Die Szenen des 30. September 2010 haben die jüngere Stadtgeschichte Stuttgarts geprägt. Sie haben Untersuchungsausschüsse nach sich gezogen und Prozesse, eine Schlichtung, Entschädigungen und Rücktritte. Und dennoch wird genau dort, wo vor zehn Jahren die Wasserwerfer standen, wo mehr als 160 Menschen verletzt wurden, weiter gebaut. In fünf Jahren soll der Tiefbahnhof eröffnet werden - trotz des »Schwarzen Donnerstags«.

Ein Rückblick: Im Sommer 2010 gehen immer wieder Zehntausende Stuttgart-21-Gegner auf die Straße. Ganz Deutschland blickt auf die Schwabenmetropole und die in den Medien vielfach als »Wutbürger« Diffamierten, die mit vielen ökonomischen und ökologischen Argumenten gegen das milliardenschwere Projekt protestieren. Am sogenannten Schwarzen Donnerstag eskaliert der Konflikt. Polizisten traktieren Demonstranten mit Schlagstöcken und Pfefferspray. Mit Wasserwerfern wird auf Menschen geschossen. Bei der Räumung des Schlossgartens neben dem Hauptbahnhof werden zahlreiche Menschen verletzt, darunter Wagner. Das Bild, das ihn mit blutigen Augen zeigt, geht um die Welt.
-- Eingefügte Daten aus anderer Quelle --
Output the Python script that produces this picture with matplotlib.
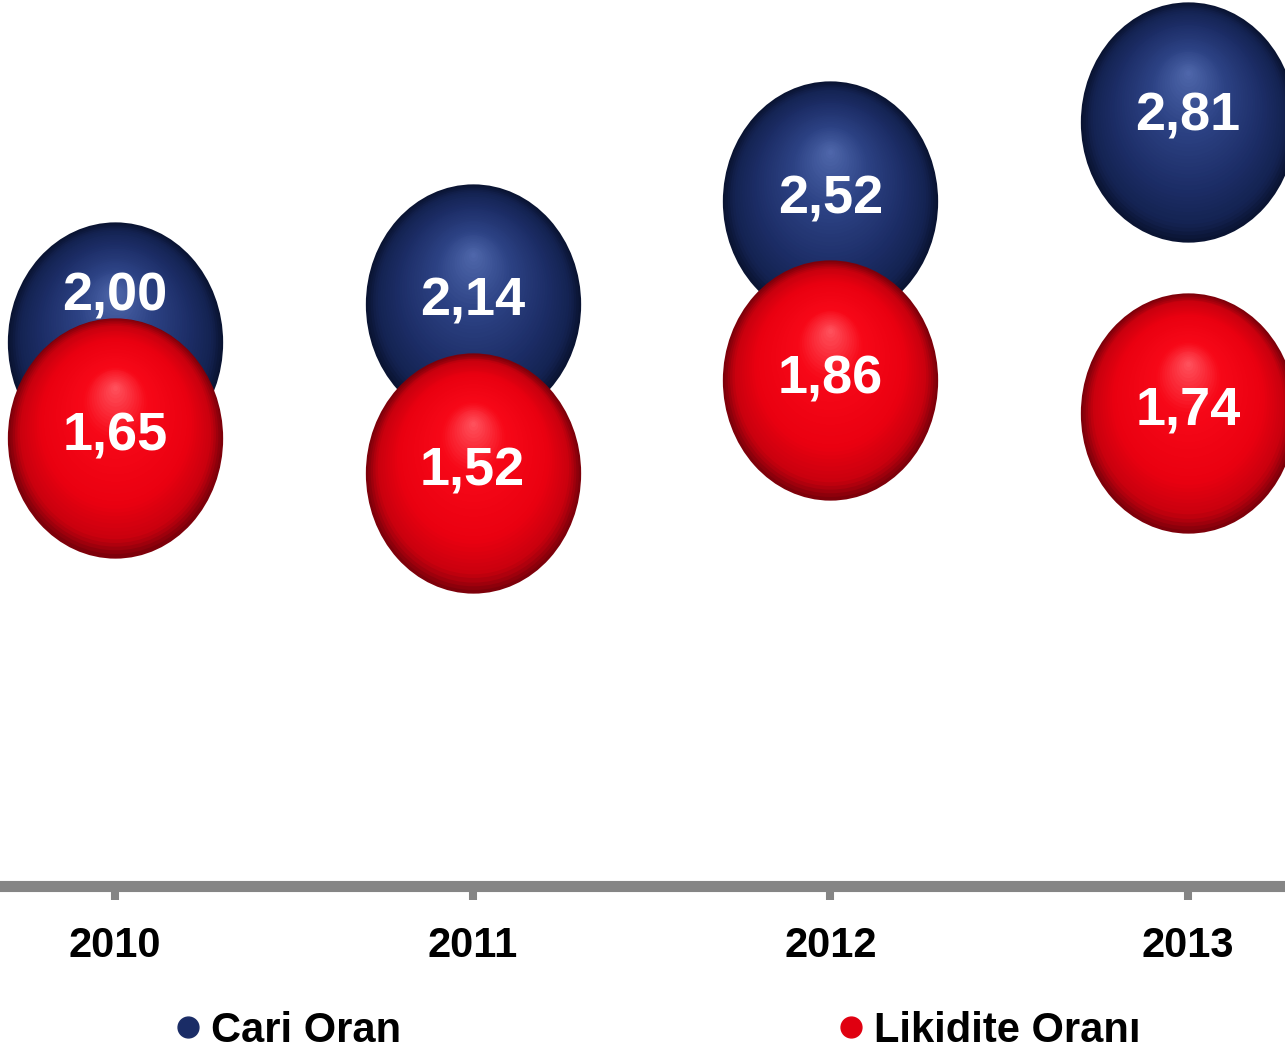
import matplotlib
matplotlib.use('Agg')
import matplotlib.pyplot as plt
import numpy as np
from matplotlib.path import Path
from matplotlib.transforms import Affine2D, ScaledTranslation
from matplotlib.colors import LinearSegmentedColormap
from matplotlib.lines import Line2D

years = ['2010', '2011', '2012', '2013']
cari_oran = [2.00, 2.14, 2.52, 2.81]
likidite_orani = [1.65, 1.52, 1.86, 1.74]
labels_cari = ['2,00', '2,14', '2,52', '2,81']
labels_likidite = ['1,65', '1,52', '1,86', '1,74']

# label shift upward in points (2010 blue label sits in the visible part)
shift_cari = [33, 2, 1, 4]
shift_likidite = [1, 1, 1, 2]

blue_cmap = LinearSegmentedColormap.from_list(
    'sphere_blue', [(0.0, '#5068ac'), (0.35, '#2c4284'), (0.7, '#1c2d66'), (0.9, '#142352'), (1.0, '#0a1433')])
red_cmap = LinearSegmentedColormap.from_list(
    'sphere_red', [(0.0, '#ff5560'), (0.3, '#f70818'), (0.7, '#ea0010'), (0.9, '#c8000e'), (1.0, '#7e000a')])

# slightly tall ellipse as marker
ellipse = Path.unit_circle().transformed(Affine2D().scale(1.0, 1.116))
SIZE = 173.0  # marker height in points


def draw_spheres(ax, fig, xs, ys, cmap, layers=45):
    for k in range(layers):
        f = 1.0 - k / layers
        dy = (1.0 - f) * 0.42 * SIZE / 2
        tr = ax.transData + ScaledTranslation(0, dy / 72, fig.dpi_scale_trans)
        ax.scatter(xs, ys, s=(SIZE * f) ** 2, marker=ellipse, color=cmap(f),
                   linewidths=0, transform=tr, zorder=2)


def main():
    fig = plt.figure(figsize=(12.85, 10.5), dpi=100)
    ax = fig.add_axes([0, 1 - 886 / 1050, 1, 886 / 1050])
    x = np.arange(len(years))

    draw_spheres(ax, fig, x, cari_oran, blue_cmap)
    draw_spheres(ax, fig, x, likidite_orani, red_cmap)

    value_font = ['Liberation Sans Narrow', 'Liberation Sans', 'DejaVu Sans']
    for xi, v, lab, sh in zip(x, cari_oran, labels_cari, shift_cari):
        tr = ax.transData + ScaledTranslation(0, sh / 72, fig.dpi_scale_trans)
        ax.text(xi, v, lab, transform=tr, ha='center', va='center', color='white',
                fontsize=39, fontweight='bold', family=value_font, zorder=5)
    for xi, v, lab, sh in zip(x, likidite_orani, labels_likidite, shift_likidite):
        tr = ax.transData + ScaledTranslation(0, sh / 72, fig.dpi_scale_trans)
        ax.text(xi, v, lab, transform=tr, ha='center', va='center', color='white',
                fontsize=39, fontweight='bold', family=value_font, zorder=5)

    ax.set_xlim(-0.3215, 3.271)
    ax.set_ylim(0, 3.26)
    ax.set_xticks(x)
    ax.set_xticklabels(years, fontsize=30, fontweight='bold', family=['Liberation Sans', 'DejaVu Sans'])
    ax.set_yticks([])
    for side in ['top', 'left', 'right']:
        ax.spines[side].set_visible(False)
    ax.spines['bottom'].set_color('#858585')
    ax.spines['bottom'].set_linewidth(8)
    ax.tick_params(axis='x', direction='out', length=10, width=5.8, color='#858585', pad=19)
    ax.patch.set_visible(False)

    handles = [Line2D([], [], marker='o', linestyle='none', markersize=15, color='#1a2c66'),
               Line2D([], [], marker='o', linestyle='none', markersize=15, color='#e00010')]
    fig.legend(handles, ['Cari Oran', 'Likidite Oranı'], loc='center left',
               bbox_to_anchor=(180 / 1285, 19 / 1050), ncol=2, frameon=False,
               handlelength=0.4, handletextpad=0.35, columnspacing=10.6,
               borderpad=0, borderaxespad=0,
               prop={'family': ['Liberation Sans', 'DejaVu Sans'], 'weight': 'bold', 'size': 30})

    fig.savefig('out.png', dpi=100)
    plt.close()


if __name__ == '__main__':
    main()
Der »Schwarze Donnerstag« war der Höhepunkt des Konflikts um den mittlerweile mehr als acht Milliarden Euro teuren Neubau des Bahnknotens Stuttgart. Für viele der damals Betroffenen war die Eskalation Startschuss für lang andauerndes Engagement. Für andere war es das Ende: »Da wurden normale und friedliche Bürger, die sich das erste Mal auflehnten, einfach weggeprügelt«, erinnert sich Matthias von Herrmann, Sprecher der Initiative Parkschützer. »Das hat viele von ihnen traumatisiert.«

Im Herbst 2010 folgte die vom ehemaligen CDU-Generalsekretär Heiner Geißler moderierte Schlichtung. Mit deren Ergebnis hadern die S-21-Kritiker noch heute. Zugleich folgte der Zäsur des »Schwarzen Donnerstags« der historische Wahlsieg der Grünen unter Winfried Kretschmann im März 2011 nach mehr als 50 Jahren CDU-Vorherrschaft. »Damals, bei den Wasserwerfern, war mir bereits klar, dass die Landesregierung mit diesen Bildern nicht durchkommt, dass dieser Tag massive Folgen haben wird«, sagt Parkschützer von Herrmann.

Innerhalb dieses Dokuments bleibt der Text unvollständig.